The Pocket/Win10/Gear VR Edition (from this point onward called the C++ edition) has resource packs that can change not only textures, but item properties as well, including how high an item can stack, whether it can be eaten and if so how much nutrition/saturation and/or effects it provides, whether it can be “planted” on blocks, and various other properties. Only food, seed, & the camera items are currently able to take advantage of this as of 0.15.0, however. There is also limited support for changing the models of blocks, with the ability to change one block’s model or texture to that of another block, though custom models are not supported yet. You can even change where the game looks for textures/models within the resource pack, allowing you to use custom organization in your resource packs and allowing for potentially easy methods of converting Java edition resource packs. In the future, item & block models and sounds should be supported in resource packs, opening the door to a ton of possibilities for custom maps and creations in the C++ edition.
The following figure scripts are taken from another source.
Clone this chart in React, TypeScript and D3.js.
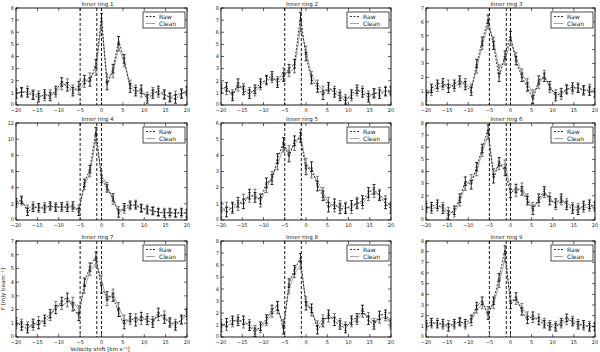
import React from 'react';
import * as d3 from 'd3';

// channel velocities (km/s)
const velocity = [-20, -18.7, -17.3, -16, -14.7, -13.3, -12, -10.7, -9.3, -8, -6.7, -5.3, -4, -2.7, -1.3, 0,
  1.3, 2.7, 4, 5.3, 6.7, 8, 9.3, 10.7, 12, 13.3, 14.7, 16, 17.3, 18.7, 20];

const raw1 = [0.9, 1.1, 1.0, 0.8, 0.6, 0.9, 0.7, 1.2, 1.9, 1.5, 1.1, 1.6, 2.1, 1.9, 3.4, 7.2, 1.6, 3.0, 5.3, 3.8, 1.4, 1.1, 1.3, 0.5, 0.9, 1.2, 0.9, 0.6, 0.5, 0.9, 1.2];
const clean1 = [1.0, 1.0, 1.2, 0.9, 0.8, 0.7, 0.9, 1.0, 1.6, 1.8, 1.3, 1.2, 1.8, 2.3, 2.8, 6.8, 2.2, 2.6, 4.8, 3.5, 1.7, 1.3, 1.0, 0.7, 1.1, 1.0, 0.8, 0.7, 0.8, 1.0, 1.1];
const raw2 = [1.3, 1.5, 0.7, 1.8, 1.2, 0.9, 1.3, 1.8, 2.1, 2.4, 1.8, 2.3, 3.0, 3.4, 7.3, 4.0, 2.1, 1.4, 0.8, 1.5, 1.0, 0.7, 0.3, 0.9, 1.3, 1.0, 0.6, 1.0, 0.9, 1.1, 1.2];
const clean2 = [1.5, 1.2, 0.9, 1.5, 1.4, 1.1, 1.1, 1.6, 2.0, 2.2, 2.0, 2.7, 2.7, 3.0, 6.4, 4.5, 2.4, 1.7, 1.2, 1.3, 1.2, 0.9, 0.5, 0.7, 1.1, 1.2, 0.8, 0.9, 1.1, 1.2, 1.1];
const raw3 = [0.6, 1.2, 1.5, 1.6, 1.2, 1.5, 1.8, 1.4, 1.0, 3.0, 4.6, 6.2, 4.3, 2.0, 3.6, 5.0, 3.2, 2.0, 1.3, 0.4, 1.8, 2.0, 1.4, 0.6, 0.9, 1.1, 1.3, 1.2, 1.1, 1.0, 0.9];
const clean3 = [0.8, 1.0, 1.3, 1.4, 1.5, 1.3, 1.6, 1.6, 1.2, 2.6, 4.3, 5.8, 4.6, 2.6, 3.2, 4.6, 3.5, 2.3, 1.6, 0.8, 1.5, 2.2, 1.2, 0.8, 0.7, 1.2, 1.1, 1.3, 1.0, 1.2, 0.8];
const raw4 = [2.2, 2.5, 1.0, 1.5, 1.6, 1.4, 1.8, 1.5, 1.7, 1.5, 1.8, 1.0, 4.6, 6.3, 11.0, 5.1, 3.9, 2.8, 0.8, 1.6, 1.9, 1.8, 1.5, 1.2, 1.1, 1.0, 0.8, 1.0, 0.8, 1.0, 0.8];
const clean4 = [2.0, 2.3, 1.4, 1.8, 1.4, 1.7, 1.6, 1.7, 1.5, 1.8, 1.5, 1.4, 4.2, 5.8, 10.0, 5.6, 4.2, 2.4, 1.2, 1.3, 1.7, 2.0, 1.4, 1.4, 1.2, 0.9, 1.0, 0.8, 0.9, 0.8, 0.9];
const raw5 = [0.8, 0.5, 0.8, 1.1, 1.0, 1.6, 1.4, 1.3, 2.3, 2.5, 3.8, 4.8, 3.9, 4.9, 5.1, 3.1, 3.3, 2.1, 1.5, 0.8, 1.0, 0.7, 0.7, 0.9, 1.0, 1.2, 1.7, 1.9, 1.5, 1.0, 0.7];
const clean5 = [0.5, 0.8, 0.7, 0.9, 1.3, 1.4, 1.6, 1.1, 2.0, 2.7, 3.4, 4.5, 4.3, 4.6, 5.3, 3.5, 2.9, 2.4, 1.7, 1.1, 0.8, 0.9, 0.8, 0.7, 1.1, 1.0, 1.5, 1.7, 1.6, 1.2, 0.8];
const raw6 = [1.0, 1.1, 1.3, 0.9, 0.4, 0.8, 1.8, 3.2, 2.9, 4.4, 5.9, 7.5, 3.4, 4.8, 4.0, 2.2, 2.6, 2.4, 1.6, 0.8, 1.8, 2.4, 1.6, 1.4, 1.8, 1.2, 0.9, 0.8, 1.2, 1.3, 1.1];
const clean6 = [1.2, 0.9, 1.1, 1.1, 0.7, 0.6, 1.5, 2.8, 3.4, 4.0, 5.6, 7.0, 3.9, 4.5, 4.6, 2.6, 2.3, 2.7, 1.8, 1.1, 1.5, 2.2, 1.9, 1.2, 1.6, 1.4, 1.1, 1.0, 1.0, 1.1, 1.2];
const raw7 = [1.1, 0.8, 0.6, 1.0, 0.9, 1.3, 1.7, 2.0, 2.6, 2.9, 2.2, 1.5, 4.0, 5.1, 5.9, 3.5, 3.0, 2.9, 1.8, 0.9, 1.4, 1.1, 1.5, 1.2, 1.0, 1.8, 1.3, 1.1, 0.8, 1.3, 1.8];
const clean7 = [0.9, 1.0, 0.8, 0.8, 1.2, 1.1, 1.5, 2.3, 2.3, 2.5, 2.6, 2.0, 3.5, 4.8, 5.4, 4.2, 2.6, 3.2, 2.2, 1.3, 1.2, 1.4, 1.2, 1.4, 1.2, 1.5, 1.6, 1.0, 1.0, 1.2, 1.6];
const raw8 = [0.8, 1.2, 1.4, 1.3, 1.4, 0.9, 0.4, 0.9, 1.5, 2.3, 2.6, 0.6, 4.5, 5.6, 6.6, 2.6, 2.4, 0.6, 1.2, 1.9, 1.3, 1.0, 0.7, 1.4, 1.6, 2.3, 1.4, 1.0, 1.8, 1.9, 1.2];
const clean8 = [1.1, 0.9, 1.2, 1.5, 1.1, 1.1, 0.6, 0.7, 1.3, 2.0, 2.3, 1.1, 4.0, 5.3, 6.0, 3.0, 2.1, 1.0, 1.5, 1.6, 1.6, 1.2, 0.9, 1.2, 1.4, 2.0, 1.7, 1.2, 1.5, 1.7, 1.0];
const raw9 = [1.2, 1.4, 1.2, 1.3, 0.9, 1.3, 1.4, 1.3, 1.7, 2.9, 3.4, 2.0, 3.4, 5.6, 8.2, 3.0, 3.8, 2.4, 1.6, 2.0, 1.5, 1.2, 1.0, 0.9, 1.4, 1.8, 1.4, 1.1, 1.2, 0.9, 1.0];
const clean9 = [1.0, 1.2, 1.4, 1.1, 1.2, 1.1, 1.5, 1.1, 1.4, 2.6, 3.0, 2.5, 3.0, 5.0, 7.4, 3.5, 3.4, 2.8, 2.0, 1.7, 1.8, 1.4, 1.2, 1.1, 1.2, 1.5, 1.6, 1.3, 1.0, 1.1, 0.9];

const rawSeries = [raw1, raw2, raw3, raw4, raw5, raw6, raw7, raw8, raw9];
const cleanSeries = [clean1, clean2, clean3, clean4, clean5, clean6, clean7, clean8, clean9];
const noise = [0.35, 0.35, 0.3, 0.45, 0.3, 0.35, 0.3, 0.35, 0.35];
const yMax = [8, 8, 7, 12, 6, 8, 7, 8, 9];
const yStep = [1, 1, 1, 2, 1, 1, 1, 1, 1];
const titles = ['Inner ring 1', 'Inner ring 2', 'Inner ring 3', 'Inner ring 4', 'Inner ring 5',
  'Inner ring 6', 'Inner ring 7', 'Inner ring 8', 'Inner ring 9'];
// reference velocities marked with dashed lines, per column
const markers = [[-5, -1.1, 0], [-5, -1.1], [-5, -1, 0]];

const colX = [[16, 187], [221, 391], [426, 595]];
const rowY = [[8, 105], [123, 220], [241, 337]];
const FONT = 'DejaVu Sans, sans-serif';

function Panel({ k }: { k: number }) {
  const r = Math.floor(k / 3);
  const c = k % 3;
  const [x0, x1] = colX[c];
  const [y0, y1] = rowY[r];
  const x = d3.scaleLinear().domain([-20, 20]).range([x0, x1]);
  const y = d3.scaleLinear().domain([0, yMax[k]]).range([y1, y0]);
  const line = d3.line<number>().x((_, i) => x(velocity[i])).y(d => y(d));
  const xt = d3.range(-20, 21, 5);
  const yt = d3.range(0, yMax[k] + 0.001, yStep[k]);
  const fmt = d3.format('d');
  const err = noise[k];

  const errorBars = (vals: number[], color: string) =>
    vals.map((v, i) => {
      const cx = x(velocity[i]);
      const ya = y(Math.max(0, v - err));
      const yb = y(v + err);
      return (
        <g key={i} stroke={color} strokeWidth={0.9}>
          <line x1={cx} x2={cx} y1={ya} y2={yb} />
          <line x1={cx - 1.5} x2={cx + 1.5} y1={ya} y2={ya} />
          <line x1={cx - 1.5} x2={cx + 1.5} y1={yb} y2={yb} />
        </g>
      );
    });

  return (
    <g>
      <defs>
        <clipPath id={`clip${k}`}>
          <rect x={x0} y={y0} width={x1 - x0} height={y1 - y0} />
        </clipPath>
      </defs>
      <g clipPath={`url(#clip${k})`}>
        {markers[c].map(m => (
          <line key={m} x1={x(m)} x2={x(m)} y1={y0} y2={y1} stroke="#000" strokeWidth={0.9} strokeDasharray="3,2" />
        ))}
        <path d={line(cleanSeries[k]) || ''} fill="none" stroke="#8a8a8a" strokeWidth={0.8} />
        {errorBars(cleanSeries[k], '#666')}
        <path d={line(rawSeries[k]) || ''} fill="none" stroke="#000" strokeWidth={0.8} strokeDasharray="2,1.5" />
        {errorBars(rawSeries[k], '#111')}
      </g>
      <rect x={x0} y={y0} width={x1 - x0} height={y1 - y0} fill="none" stroke="#000" strokeWidth={0.9} />
      {xt.map(t => (
        <g key={t}>
          <line x1={x(t)} x2={x(t)} y1={y1} y2={y1 - 3} stroke="#000" strokeWidth={0.6} />
          <line x1={x(t)} x2={x(t)} y1={y0} y2={y0 + 3} stroke="#000" strokeWidth={0.6} />
          <text x={x(t)} y={y1 + 6.5} fontSize={5} textAnchor="middle" fontFamily={FONT} fill="#222">{fmt(t)}</text>
        </g>
      ))}
      {yt.map(t => (
        <g key={t}>
          <line x1={x0} x2={x0 + 3} y1={y(t)} y2={y(t)} stroke="#000" strokeWidth={0.6} />
          <line x1={x1} x2={x1 - 3} y1={y(t)} y2={y(t)} stroke="#000" strokeWidth={0.6} />
          <text x={x0 - 2} y={y(t) + (t === 0 ? 1 : 1.8)} fontSize={5} textAnchor="end" fontFamily={FONT} fill="#222">{fmt(t)}</text>
        </g>
      ))}
      <text x={(x0 + x1) / 2 - 4} y={y0 - 2} fontSize={5.5} textAnchor="middle" fontFamily={FONT} fill="#222">{titles[k]}</text>
      <g>
        <rect x={x1 - 44} y={y0 + 4} width={42} height={16} fill="#fff" stroke="#000" strokeWidth={0.7} />
        <line x1={x1 - 41} x2={x1 - 32} y1={y0 + 8.5} y2={y0 + 8.5} stroke="#000" strokeWidth={0.8} strokeDasharray="2,1.5" />
        <text x={x1 - 28} y={y0 + 10.5} fontSize={6} fontFamily={FONT} fill="#222">Raw</text>
        <line x1={x1 - 41} x2={x1 - 32} y1={y0 + 15.5} y2={y0 + 15.5} stroke="#8a8a8a" strokeWidth={0.8} />
        <text x={x1 - 28} y={y0 + 17.5} fontSize={6} fontFamily={FONT} fill="#222">Clean</text>
      </g>
    </g>
  );
}

export default function App() {
  return (
    <>
      <style>{'body{margin:0}'}</style>
      <svg width={600} height={352} viewBox="0 0 600 352" style={{ display: 'block', background: '#fff' }}>
        {d3.range(9).map(k => <Panel key={k} k={k} />)}
        <text transform="translate(5,289) rotate(-90)" fontSize={5.5} textAnchor="middle" fontFamily={FONT} fill="#222">F [mJy beam⁻¹]</text>
        <text x={100} y={350.5} fontSize={5.5} textAnchor="middle" fontFamily={FONT} fill="#222">Velocity shift [km s⁻¹]</text>
      </svg>
    </>
  );
}
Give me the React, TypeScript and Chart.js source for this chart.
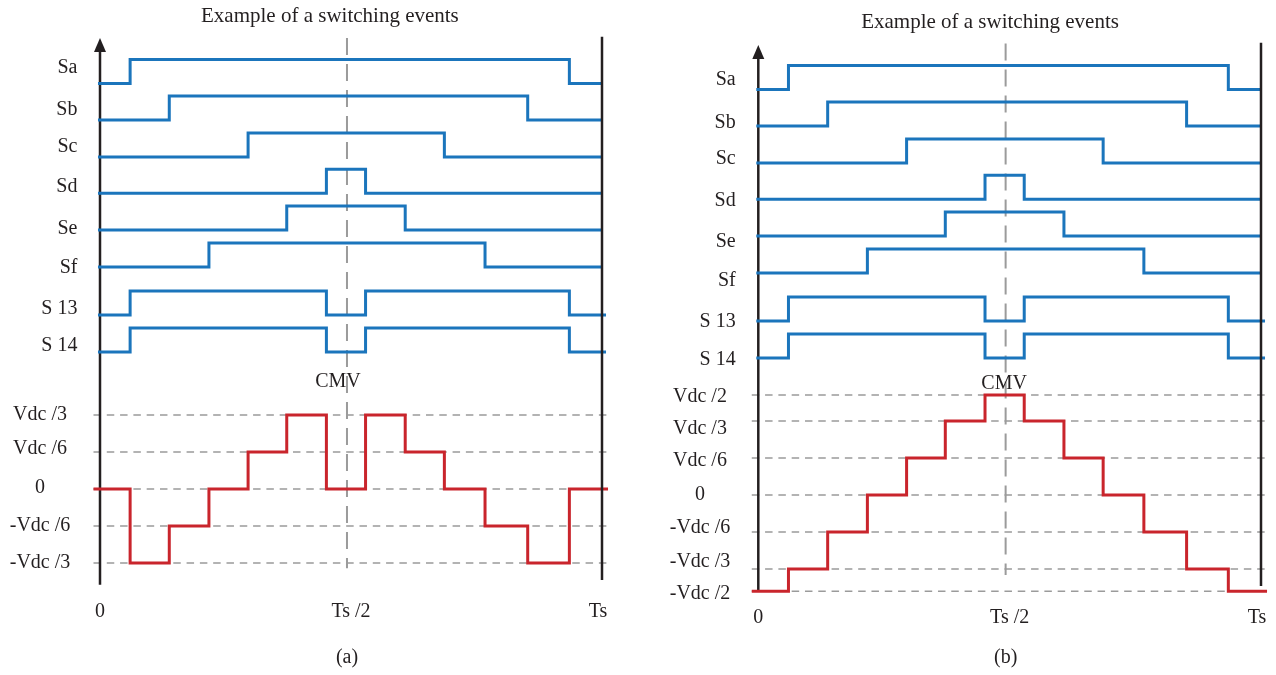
import React, { useEffect, useRef } from "react";
import { Chart, registerables } from "chart.js";

Chart.register(...registerables);

// ---------------- DATA ----------------
const chartTitle = "Example of a switching events";
const panelCaptions = ["(a)", "(b)"];
const signalNames = ["Sa", "Sb", "Sc", "Sd", "Se", "Sf", "S 13", "S 14"];
// switching instants (fraction of Ts); each signal starts low and toggles at every instant
const saEdges = [0.06, 0.935];
const sbEdges = [0.138, 0.852];
const scEdges = [0.295, 0.686];
const sdEdges = [0.451, 0.529];
const seEdges = [0.372, 0.608];
const sfEdges = [0.217, 0.767];
const s13Edges = [0.06, 0.451, 0.529, 0.935];
const s14Edges = [0.06, 0.451, 0.529, 0.935];
// CMV change instants (fraction of Ts)
const cmvEdgeTimes = [0.06, 0.138, 0.217, 0.295, 0.372, 0.451, 0.529, 0.608, 0.686, 0.767, 0.852, 0.935];
// CMV levels in units of Vdc/6: initial level, then level after each instant
const cmvLevelsA = [0, -2, -1, 0, 1, 2, 0, 2, 1, 0, -1, -2, 0];
const cmvLevelsB = [-3, -2, -1, 0, 1, 2, 3, 2, 1, 0, -1, -2, -3];
const levelLabelsA = ["Vdc /3", "Vdc /6", "0", "-Vdc /6", "-Vdc /3"];
const levelValuesA = [2, 1, 0, -1, -2];
const levelLabelsB = ["Vdc /2", "Vdc /3", "Vdc /6", "0", "-Vdc /6", "-Vdc /3", "-Vdc /2"];
const levelValuesB = [3, 2, 1, 0, -1, -2, -3];
const timeTickLabels = ["0", "Ts /2", "Ts"];
const timeTickValues = [0, 0.5, 0.992];
const halfPeriodMarker = 0.492;
const cmvLabel = "CMV";

const signalEdges = [saEdges, sbEdges, scEdges, sdEdges, seEdges, sfEdges, s13Edges, s14Edges];

// ---------------- LAYOUT / STYLE ----------------
const W = 638;
const H = 675;
const BLUE = "#1b75bc";
const RED = "#c9252c";
const GRAY = "#9b9b9b";
const BLACK = "#231f20";
const FONT = '"Liberation Serif", "DejaVu Serif", serif';

const rowBase = [10.96, 9.97, 8.97, 7.99, 7.0, 6.0, 4.7, 3.7];
const rowAmp = 0.65;

type Panel = {
  left: number;
  originPx: number;
  spanPx: number;
  zeroPx: number;
  stepPx: number;
  cmv: number[];
  levelLabels: string[];
  levelValues: number[];
  levelLabelY: number[];
  rowLabelY: number[];
  levelPos: (v: number) => number;
  captionY: number;
  titleX: number;
  cmvLabelX: number;
  cmvLabelY: number;
  leftAxis: [number, number];
  rightAxis: [number, number];
  marker: [number, number];
  levelLabelX: number;
  caption: string;
};

const panels: Panel[] = [
  {
    left: 0,
    originPx: 100,
    spanPx: 502,
    zeroPx: 489,
    stepPx: 37,
    cmv: cmvLevelsA,
    levelLabels: levelLabelsA,
    levelValues: levelValuesA,
    levelLabelY: [2.0, 1.09, 0.03, -1.0, -2.0],
    rowLabelY: [11.38, 10.24, 9.24, 8.16, 7.03, 5.97, 4.86, 3.86],
    levelPos: (v) => v,
    captionY: -4.57,
    titleX: 0.458,
    cmvLabelX: 0.474,
    cmvLabelY: 2.89,
    leftAxis: [-2.59, 12.19],
    rightAxis: [-2.46, 12.22],
    marker: [-2.14, 12.19],
    levelLabelX: -0.1195,
    caption: panelCaptions[0],
  },
  {
    left: 638,
    originPx: 120.3,
    spanPx: 502.7,
    zeroPx: 495,
    stepPx: 37,
    cmv: cmvLevelsB,
    levelLabels: levelLabelsB,
    levelValues: levelValuesB,
    levelLabelY: [2.66, 1.78, 0.93, 0, -0.89, -1.8, -2.68],
    rowLabelY: [11.22, 10.05, 9.08, 7.95, 6.84, 5.78, 4.68, 3.65],
    levelPos: (v) => (v === 3 ? 2.7 : v === -3 ? -2.6 : v),
    captionY: -4.41,
    titleX: 0.461,
    cmvLabelX: 0.489,
    cmvLabelY: 3.0,
    leftAxis: [-2.59, 12.16],
    rightAxis: [-2.46, 12.22],
    marker: [-2.16, 12.2],
    levelLabelX: -0.116,
    caption: panelCaptions[1],
  },
];

const traceStart = -0.013;
const traceEnd = 1.012;
const digitalStart = -0.004;

function buildChart(canvas: HTMLCanvasElement, p: Panel) {
  const xMin = -p.originPx / p.spanPx;
  const xMax = (W - p.originPx) / p.spanPx;
  const yMax = p.zeroPx / p.stepPx;
  const yMin = (p.zeroPx - H) / p.stepPx;

  const datasets: any[] = [];
  const lineBase = {
    pointRadius: 0,
    fill: false,
    tension: 0,
    clip: false,
    borderCapStyle: "butt",
    borderJoinStyle: "miter",
  };

  // dashed level lines
  p.levelValues.forEach((v) => {
    datasets.push({
      ...lineBase,
      data: [
        { x: traceStart, y: p.levelPos(v) },
        { x: traceEnd, y: p.levelPos(v) },
      ],
      borderColor: GRAY,
      borderWidth: 1.5,
      borderDash: [7.5, 5.8],
      order: 6,
    });
  });
  // half period marker
  datasets.push({
    ...lineBase,
    data: [
      { x: halfPeriodMarker, y: p.marker[1] },
      { x: halfPeriodMarker, y: p.marker[0] },
    ],
    borderColor: GRAY,
    borderWidth: 2,
    borderDash: [17, 9],
    order: 5,
  });
  // left axis
  datasets.push({
    ...lineBase,
    data: [
      { x: 0, y: p.leftAxis[0] },
      { x: 0, y: p.leftAxis[1] - 0.3 },
    ],
    borderColor: BLACK,
    borderWidth: 2.5,
    order: 4,
  });
  // switching signals
  signalEdges.forEach((edges, i) => {
    const base = rowBase[i];
    const pts: { x: number; y: number }[] = [{ x: digitalStart, y: base }];
    edges.forEach((t, k) => pts.push({ x: t, y: k % 2 === 0 ? base + rowAmp : base }));
    pts.push({ x: i >= 6 ? 1.008 : 1, y: base });
    datasets.push({
      ...lineBase,
      data: pts,
      stepped: "before",
      borderColor: BLUE,
      borderWidth: 3,
      order: 3,
    });
  });
  // CMV
  const cpts: { x: number; y: number }[] = [{ x: traceStart, y: p.levelPos(p.cmv[0]) }];
  cmvEdgeTimes.forEach((t, k) => cpts.push({ x: t, y: p.levelPos(p.cmv[k + 1]) }));
  cpts.push({ x: traceEnd, y: p.levelPos(p.cmv[p.cmv.length - 1]) });
  datasets.push({
    ...lineBase,
    data: cpts,
    stepped: "before",
    borderColor: RED,
    borderWidth: 3,
    order: 2,
  });
  // right boundary
  datasets.push({
    ...lineBase,
    data: [
      { x: 1, y: p.rightAxis[0] },
      { x: 1, y: p.rightAxis[1] },
    ],
    borderColor: BLACK,
    borderWidth: 2.5,
    order: 1,
  });

  const textPlugin = {
    id: "panelText",
    afterDatasetsDraw(chart: any) {
      const ctx = chart.ctx as CanvasRenderingContext2D;
      const xs = chart.scales.x;
      const ys = chart.scales.y;
      const X = (v: number) => xs.getPixelForValue(v);
      const Y = (v: number) => ys.getPixelForValue(v);
      ctx.save();
      // arrow head
      const ax = X(0);
      const tip = Y(p.leftAxis[1]);
      ctx.fillStyle = BLACK;
      ctx.beginPath();
      ctx.moveTo(ax, tip);
      ctx.lineTo(ax - 6, tip + 14);
      ctx.lineTo(ax + 6, tip + 14);
      ctx.closePath();
      ctx.fill();

      ctx.fillStyle = BLACK;
      ctx.textBaseline = "middle";
      // title
      ctx.font = `21px ${FONT}`;
      ctx.textAlign = "center";
      ctx.fillText(chartTitle, X(p.titleX), Y(12.78));
      ctx.font = `20px ${FONT}`;
      // signal names
      ctx.textAlign = "right";
      signalNames.forEach((n, i) => ctx.fillText(n, X(-0.045), Y(p.rowLabelY[i])));
      // level labels
      ctx.textAlign = "center";
      p.levelLabels.forEach((l, i) => ctx.fillText(l, X(p.levelLabelX), Y(p.levelLabelY[i])));
      // time ticks
      timeTickLabels.forEach((l, i) => ctx.fillText(l, X(timeTickValues[i]), Y(-3.32)));
      // CMV
      ctx.fillText(cmvLabel, X(p.cmvLabelX), Y(p.cmvLabelY));
      // caption
      ctx.fillText(p.caption, X(halfPeriodMarker), Y(p.captionY));
      ctx.restore();
    },
  };

  return new Chart(canvas, {
    type: "line",
    data: { datasets },
    options: {
      animation: false,
      responsive: false,
      maintainAspectRatio: false,
      devicePixelRatio: 1,
      events: [],
      layout: { padding: 0 },
      plugins: {
        legend: { display: false },
        tooltip: { enabled: false },
        title: { display: false },
      },
      scales: {
        x: { type: "linear", min: xMin, max: xMax, display: false, bounds: "data" },
        y: { type: "linear", min: yMin, max: yMax, display: false, bounds: "data" },
      },
    } as any,
    plugins: [textPlugin],
  });
}

export default function App() {
  const refA = useRef<HTMLCanvasElement>(null);
  const refB = useRef<HTMLCanvasElement>(null);
  useEffect(() => {
    const charts: Chart[] = [];
    if (refA.current) charts.push(buildChart(refA.current, panels[0]));
    if (refB.current) charts.push(buildChart(refB.current, panels[1]));
    return () => charts.forEach((c) => c.destroy());
  }, []);
  return (
    <div style={{ position: "absolute", left: 0, top: 0, width: 1276, height: 675, background: "#fff" }}>
      <canvas
        ref={refA}
        width={W}
        height={H}
        style={{ position: "absolute", left: 0, top: 0, width: W, height: H }}
      />
      <canvas
        ref={refB}
        width={W}
        height={H}
        style={{ position: "absolute", left: 638, top: 0, width: W, height: H }}
      />
    </div>
  );
}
This template is intended to be used like so: delete any assets you will not be modifying, and keep the ones you will modify. There is not need to leave the images folder in the resource pack if you are not going to be replacing any texture files, and likewise if you only intend to change textures and not modify any item properties, then you should delete the items.json file. When your resource pack only contains assets that it has changed, then it will be more compatible with other resource packs, so that you can use the textures from one with the item properties of another, thanks to the ability to use multiple resource packs in layers.